Wolfsmelk
Plantenverzamelaars hebben in voorbije eeuwen vanuit Azië allerlei nieuwe planten naar Europa gestuurd, maar gek genoeg vooral bolgewassen. Een stroom van tulpen, lelies en krokussen bereikte ons sinds de zeventiende eeuw en als je niet beter wist dan zou je denken dat er in de bergen en de steppen van het Verre Oosten voornamelijk bloembollen bloeiden. Pas gedurende de laatste twintig jaar beginnen ook andere planten, zoals schermbloemen en eenjarigen, ons te bereiken waardoor het lijkt alsof nog steeds in hoog tempo allerlei nieuwe plantensoorten worden ontdekt. Het is eerder zo dat die nieuwe planten al lang bekend waren maar dat geen plantenjager de moeite nam om ze ook in cultuur te brengen. Het moest een tulp of een keizerskroon zijn om mee te tellen.
Zo’n plant waarvan het aantal verkrijgbare soorten en variëteiten pas in de laatste 25 jaar explosief is toegenomen is de wolfsmelk, Euphorbia in het Latijn. In 1980 kwam je hooguit twee of drie soorten tegen in de tuin, en dat moest dan nog een liefhebberstuin zijn. Nu, een kwart eeuw later, zal het een plantengek niet meevallen om zijn wolfsmelkcollectie tijdens zijn leven compleet te krijgen. Voor wie echt zijn best doet zijn er nu tussen de drie- en vierhonderd wolfsmelken te koop, en jaarlijks komen er nieuwe soorten, kruisingen en selecties bij. Wolfsmelk is sexy, in die afschuwelijke moderne taal.
Bijna alle winterharde wolfsmelksoorten bloeien in een kleurschakering tussen groengeel en gifgroen, hoewel er een paar soorten bestaan met oranje bloemen.
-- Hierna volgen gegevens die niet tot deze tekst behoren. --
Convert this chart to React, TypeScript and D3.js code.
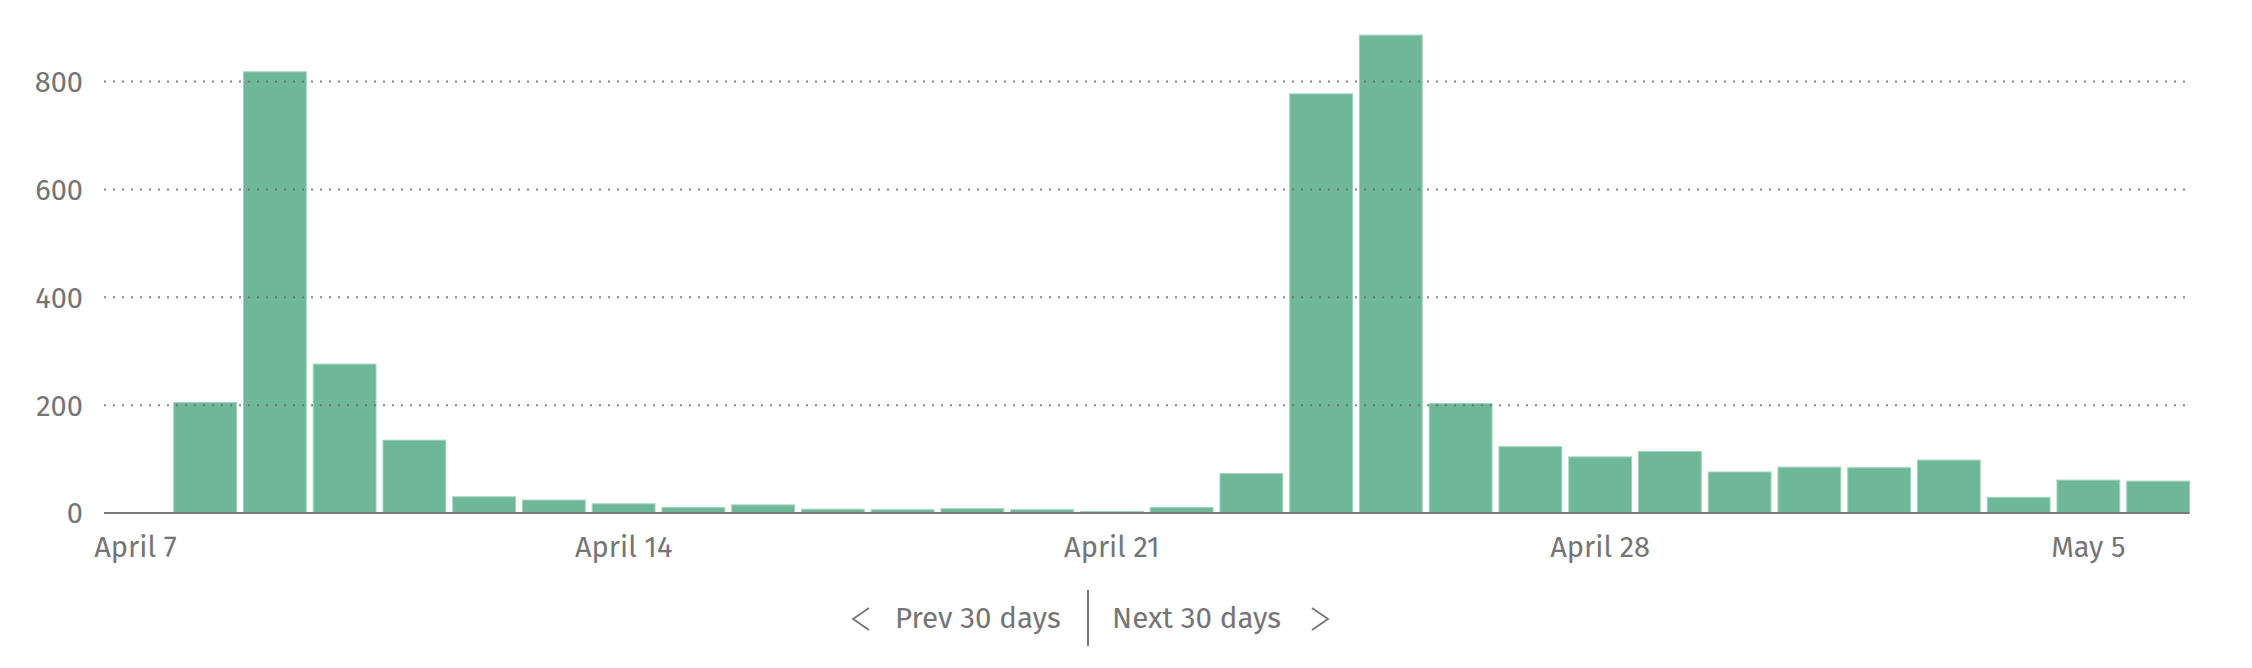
import React from "react";
import * as d3 from "d3";

// daily views, April 7 .. May 6
const days = [
  "April 7", "April 8", "April 9", "April 10", "April 11", "April 12", "April 13",
  "April 14", "April 15", "April 16", "April 17", "April 18", "April 19", "April 20",
  "April 21", "April 22", "April 23", "April 24", "April 25", "April 26", "April 27",
  "April 28", "April 29", "April 30", "May 1", "May 2", "May 3", "May 4",
  "May 5", "May 6",
];
const views = [
  0, 205, 818, 276, 135, 30, 24,
  17, 10, 15, 7, 6, 8, 6,
  3, 10, 73, 777, 886, 203, 123,
  104, 114, 76, 85, 84, 98, 29,
  61, 59,
];
const xTickLabels = ["April 7", "April 14", "April 21", "April 28", "May 5"];
const yTicks = [0, 200, 400, 600, 800];

const W = 2252;
const H = 668;
const FONT = "'Fira Sans', 'Open Sans', sans-serif";
const GREY = "#757575";

export default function App() {
  const x = d3
    .scaleBand<string>()
    .domain(days)
    .range([100.5, 2193])
    .paddingInner(0.1)
    .paddingOuter(0.05);

  const y = d3.scaleLinear().domain([0, 800]).range([513, 81.5]);

  const x0 = x(days[0])!;
  const x1 = x(days[days.length - 1])! + x.bandwidth();

  // nav chevrons
  const chevH = 11;
  const chevW = 16;
  const navY = 619;

  return (
    <div style={{ position: "absolute", left: 0, top: 0 }}>
      <svg width={W} height={H} style={{ display: "block", background: "#fff" }}>
        {views.map((v, i) => (
          <rect
            key={days[i]}
            x={x(days[i])}
            y={y(v)}
            width={x.bandwidth()}
            height={y(0) - y(v)}
            fill="#6eb799"
            stroke="#9fd2ba"
            strokeWidth={1}
          />
        ))}

        {/* dotted grid on top of bars */}
        {yTicks
          .filter((t) => t > 0)
          .map((t) => (
            <line
              key={t}
              x1={x0}
              x2={x1}
              y1={y(t)}
              y2={y(t)}
              stroke="#666"
              strokeOpacity={0.8}
              strokeWidth={2}
              strokeDasharray="2,7"
            />
          ))}

        <line x1={x0} x2={x1} y1={y(0)} y2={y(0)} stroke="#7a7a7a" strokeWidth={2} />

        {yTicks.map((t) => (
          <text
            key={t}
            x={83}
            y={y(t)}
            dy="0.36em"
            textAnchor="end"
            fontFamily={FONT}
            fontSize={29}
            fill={GREY}
          >
            {t}
          </text>
        ))}

        {xTickLabels.map((d) => (
          <text
            key={d}
            x={x(d)! + x.bandwidth() / 2}
            y={557}
            textAnchor="middle"
            fontFamily={FONT}
            fontSize={29}
            fill={GREY}
          >
            {d}
          </text>
        ))}

        {/* Prev / Next navigation */}
        <path
          d={`M${853 + chevW},${navY - chevH} L853,${navY} L${853 + chevW},${navY + chevH}`}
          fill="none"
          stroke={GREY}
          strokeWidth={1.8}
        />
        <text x={895} y={628} fontFamily={FONT} fontSize={29.5} fill={GREY}>
          Prev 30 days
        </text>
        <line x1={1088} x2={1088} y1={590} y2={646} stroke={GREY} strokeWidth={2} />
        <text x={1112} y={628} fontFamily={FONT} fontSize={29.5} fill={GREY}>
          Next 30 days
        </text>
        <path
          d={`M1312,${navY - chevH} L${1312 + chevW},${navY} L1312,${navY + chevH}`}
          fill="none"
          stroke={GREY}
          strokeWidth={1.8}
        />
      </svg>
    </div>
  );
}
Bloem is een misleidend woord als je het over wolfsmelk hebt, want de eigenlijke bloem stelt weinig voor en het zijn de grote gekleurde schutbladen die de bloeiwijze kleur geven.
Lelijke Euphorbia’s zijn er niet, wat niet wil zeggen dat ze ook allemaal de moeite waard zijn. Veel soorten lijken nogal op elkaar, waarbij het vaak voorkomt dat de een net iets mooier is dan de ander. Dan kun je natuurlijk beter kiezen voor de mooiste soort en niet voor het lelijke zusje, want wie een mooie tuin wil hebben moet meedogenloos zijn. Dit lelijke-zusje-effect zie je bijvoorbeeld bij twee nieuwe soorten die ons zo’n twintig jaar geleden vanuit de Himalaya bereikten: Euphorbia cornigera, een soort die al in 1862 in Kashmir werd ontdekt maar die tot 1986 moest wachten om naar Europa gestuurd te worden, en Euphorbia schillingii, een plant die ons een paar jaar eerder bereikte vanuit de bergen van Nepal.
Het zijn allebei prachtige planten – alleen: de een lijkt op een minder mooie variëteit van de ander. Euphorbia cornigera is in alles net iets mooier dan E. schillingii en dit is dan ook de plant die u zou moeten kiezen, tenzij u natuurlijk uw wolfsmelkverzameling compleet wilt hebben.
Euphorbia cornigera is – volgens mij tenminste – een van de mooiste nieuwe tuinplanten van de afgelopen tijd. Het blad is zachtgroen, met een geelgroene middennerf; de stengels zijn recht en stevig. De bloemen beginnen in juli te kleuren en blijven mooi tot diep in de herfst. In goede, vruchtbare tuingrond wordt de plant wel een meter hoog en een volgroeide pol neemt bijna een vierkante meter in beslag. De stervormige bloeiwijzen verlopen van geelgroen in het midden naar groen aan de buitenkant. Euphorbia cornigera ontleent zijn charme dan ook eerder aan zijn fascinerende vorm dan aan zijn uitbundige kleur. En die gedekte bloemkleur heeft één groot voordeel: deze wolfsmelk kan met geen enkele andere plant vloeken.